None of that is meant to detract from Obama’s importance or legacy. I can talk to my parents about tangible changes we’ve seen in our collective lifetimes, and one thing we share is an affinity for the Obamas and what they represent. Yet, no matter your age, right about now you understand (maybe for the first time) how little government has actually done for you. That’s not the result of some breaking news or gross misunderstanding, but rather how this country has functioned for longer than some would care to admit.
We know that the government will find money for causes it wants to advocate, and we know that those causes almost never benefit the general population. Again, that pattern extends well beyond the Trump administration.

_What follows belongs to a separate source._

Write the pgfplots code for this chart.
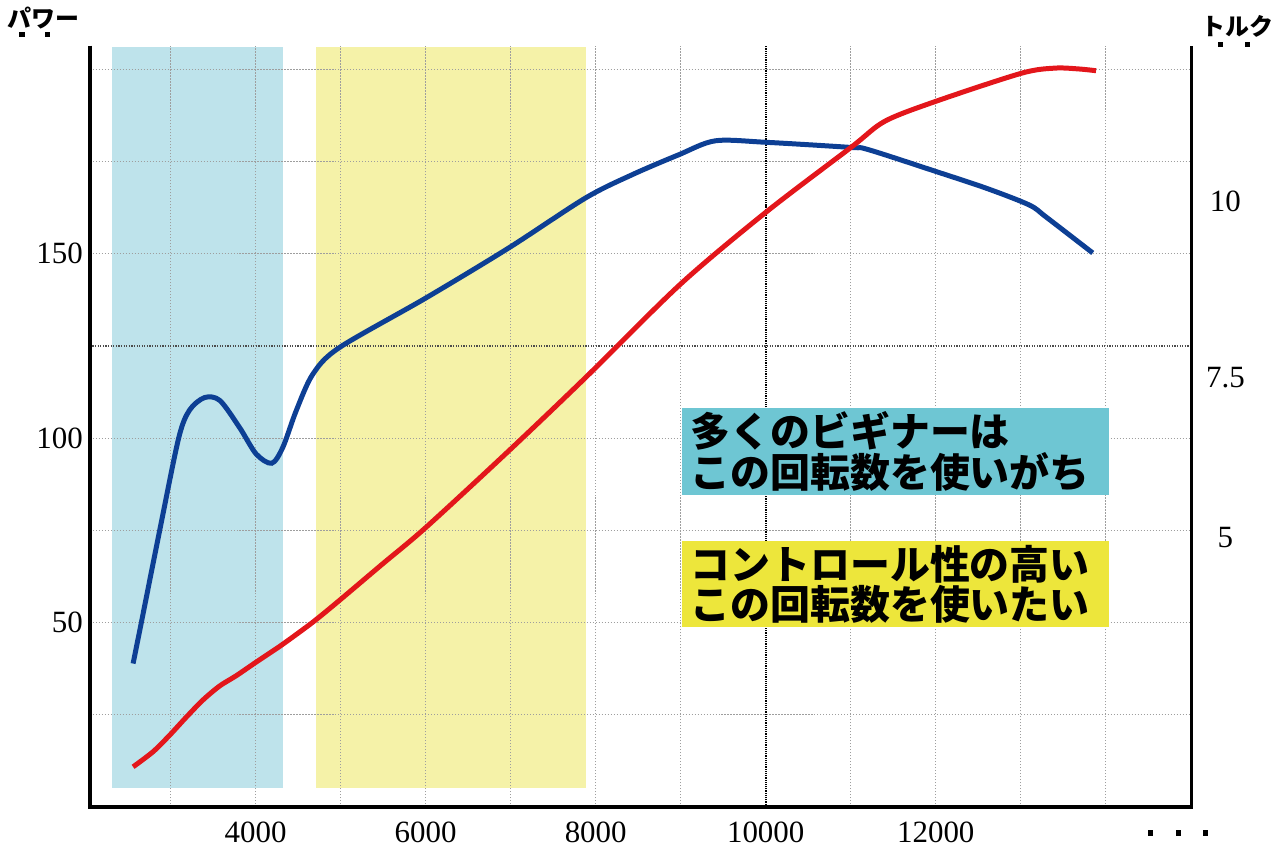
\documentclass[border=0pt]{standalone}
\usepackage{fontspec}
\setmainfont{Liberation Serif}
\newfontfamily\jp{Noto Sans CJK JP}
\usepackage{pgfplots}
\pgfplotsset{compat=1.18}
\definecolor{bgcyan}{HTML}{BEE3EB}
\definecolor{bgyellow}{HTML}{F5F2A8}
\definecolor{boxcyan}{HTML}{6EC6D3}
\definecolor{boxyellow}{HTML}{EDE63B}
\definecolor{pblue}{HTML}{0D3F94}
\definecolor{tred}{HTML}{E3161B}
\begin{document}
\begin{tikzpicture}
\path (-45pt,-23pt) rectangle (595pt,403.5pt);
\pgfplotsset{common/.style={scale only axis, width=552pt, height=381.5pt,
  xmin=2050, xmax=15008, ymin=0, ymax=206.4, at={(0,0)}, anchor=south west,
  axis line style={draw=none}, major tick length=0pt,
  scaled x ticks=false, scaled y ticks=false,
  ticklabel style={font=\fontsize{15.5}{18}\selectfont},
  /pgf/number format/assume math mode=true,
  /pgf/number format/set thousands separator={}}}
% background bands and right-hand (torque) labels
\begin{axis}[common, xtick=\empty, ytick={73.1,116.4,164.2}, yticklabels={5,7.5,10},
  yticklabel pos=right, yticklabel style={anchor=center, xshift=17pt}]
\addplot[fill=bgcyan, draw=none] coordinates {(2312,5.1) (4319,5.1) (4319,206.1) (2312,206.1)} -- cycle;
\addplot[fill=bgyellow, draw=none] coordinates {(4711,5.1) (7887,5.1) (7887,206.1) (4711,206.1)} -- cycle;
\end{axis}
% main axis
\begin{axis}[common, name=main, grid=major,
  grid style={color=black!38, line width=0.6pt, dash pattern=on 0.6pt off 0.9pt},
  xtick={3000,4000,5000,6000,7000,8000,9000,11000,12000,13000,14000},
  xticklabels={,4000,,6000,,8000,,,12000,,},
  extra x ticks={10000}, extra x tick labels={10000},
  extra x tick style={grid style={color=black, line width=0.8pt, dash pattern=on 0.6pt off 0.5pt}},
  ytick={25,50,75,100,150,175,200}, yticklabels={,50,,100,150,,},
  extra y ticks={125}, extra y tick labels={},
  extra y tick style={grid style={color=black!70, line width=0.7pt, dash pattern=on 0.6pt off 0.7pt}},
  xticklabel style={yshift=-4pt}]
\addplot[pblue, line width=2.5pt, smooth, tension=0.5] coordinates {
(2559,38.9) (2656,50.0) (2872,75.0) (3095,100.0) (3223,107.6) (3400,111.0)
(3580,110.2) (3811,102.9) (4007,95.7) (4190,93.2) (4320,97.5) (4477,107.4)
(4672,117.3) (4982,124.5) (6003,138.0) (6980,151.6) (7880,165.1) (8428,171.4)
(8975,176.8) (9406,180.6) (10000,180.2) (11002,178.8) (11208,178.2) (12000,172.3)
(12600,167.7) (13100,163.2) (13300,159.9) (13846,150.2)};
\addplot[tred, line width=2.5pt, smooth, tension=0.5] coordinates {
(2559,10.9) (2794,15.0) (2990,19.5) (3186,24.4) (3380,29.0) (3576,32.8) (3772,35.6)
(4007,39.3) (4280,43.5) (4515,47.4) (4711,50.8) (4985,56.0) (5493,65.9) (6003,75.8)
(6980,96.6) (7880,116.4) (8995,141.7) (10000,161.2) (11002,178.8) (11401,185.9)
(12000,191.3) (13005,198.9) (13397,200.3) (13670,200.1) (13885,199.6)};
\node[fill=boxcyan, text width=205pt, align=left, inner xsep=4.5pt, inner ysep=2pt,
  minimum height=42.5pt, font=\jp\bfseries\fontsize{20}{19}\selectfont]
  at (axis cs:11522,96.4) {多くのビギナーは\\この回転数を使いがち};
\node[fill=boxyellow, text width=205pt, align=left, inner xsep=4.5pt, inner ysep=2pt,
  minimum height=42.5pt, font=\jp\bfseries\fontsize{20}{19}\selectfont]
  at (axis cs:11522,60.4) {コントロール性の高い\\この回転数を使いたい};
\end{axis}
\draw[line width=1.8pt, line join=miter] (main.north west) -- (main.south west) -- (main.south east) -- (main.north east);
\node[font=\jp\bfseries\fontsize{12}{12}\selectfont] at (-23pt,395.5pt) {パワー};
\node[font=\jp\bfseries\fontsize{12}{12}\selectfont] at (575pt,391pt) {トルク};
\foreach \p in {(-34pt,387pt),(-21pt,387pt),(566.5pt,382pt),(580pt,382pt),(531.5pt,-13pt),(545.5pt,-13pt),(559pt,-13pt)}{
  \fill \p ++(-1.3pt,-1.3pt) rectangle ++(2.6pt,2.6pt);
}
\end{tikzpicture}
\end{document}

We should be terrified of President Trump’s secret police force that has been descending on cities over the past month, but we also need to understand that his ability to amass and mobilize that MAGA gestapo is rooted in the Obama administration’s gross expansion of the Department of Homeland Security. Under Barack, the once-small group was bolstered by a budget increase of 3,600%, and by now has given the executive branch far too many federal agents to be used at its disposal. This is what earned Obama the title of “deporter-in-chief.”
The lack of humanity in that decision is what allowed the current White House occupant to amplify an existing abuse of power. Barack Obama and Donald Trump differ on policing, but let the record show that in spite of a 2015 executive order from President Obama, local police forces didn’t stop getting military equipment. (Again, this all happened during times of otherwise austerity.)
Barack Obama is the best president of my lifetime. That’s not the point. The point is, no matter who sits at the top, it remains hard to get many in government to care about the Black and Brown. Not even all Obama administration alums respect us. Rahm Emanuel, his former chief of staff, went on to become mayor of Chicago — and was ultimately accused of trying to hide video of the police shooting of 17-year-old Laquan McDonald. (He also closed more than 50 schools in a single year, while pushing for more gentrification.)
Yet, Barack Obama actually praised Emanuel after all of this. So if you want to talk about trauma and being let down, let the record state that the hurt is not one-sided.
One can be critical of Barack and Michelle Obama for what they said while continuing to admire who they are, what they’ve done, and what they’re capable of still doing. Still, if their aim is to continue to bring new people into the process, they need to respect that people have very real reasons to be disenchanted with the voting process, and they go far beyond “they don’t know any better.” They know. It’s why they’re so damn pissed off. Apathy and cynicism are not innate qualities; they’re byproducts of the conditions that placed them there. Those feelings will never change if not first acknowledged and addressed.
If the Obamas continue to simply sit on high and opine as if they don’t understand that, whatever else they say might soon fall on deaf ears. And we have precious little time for that.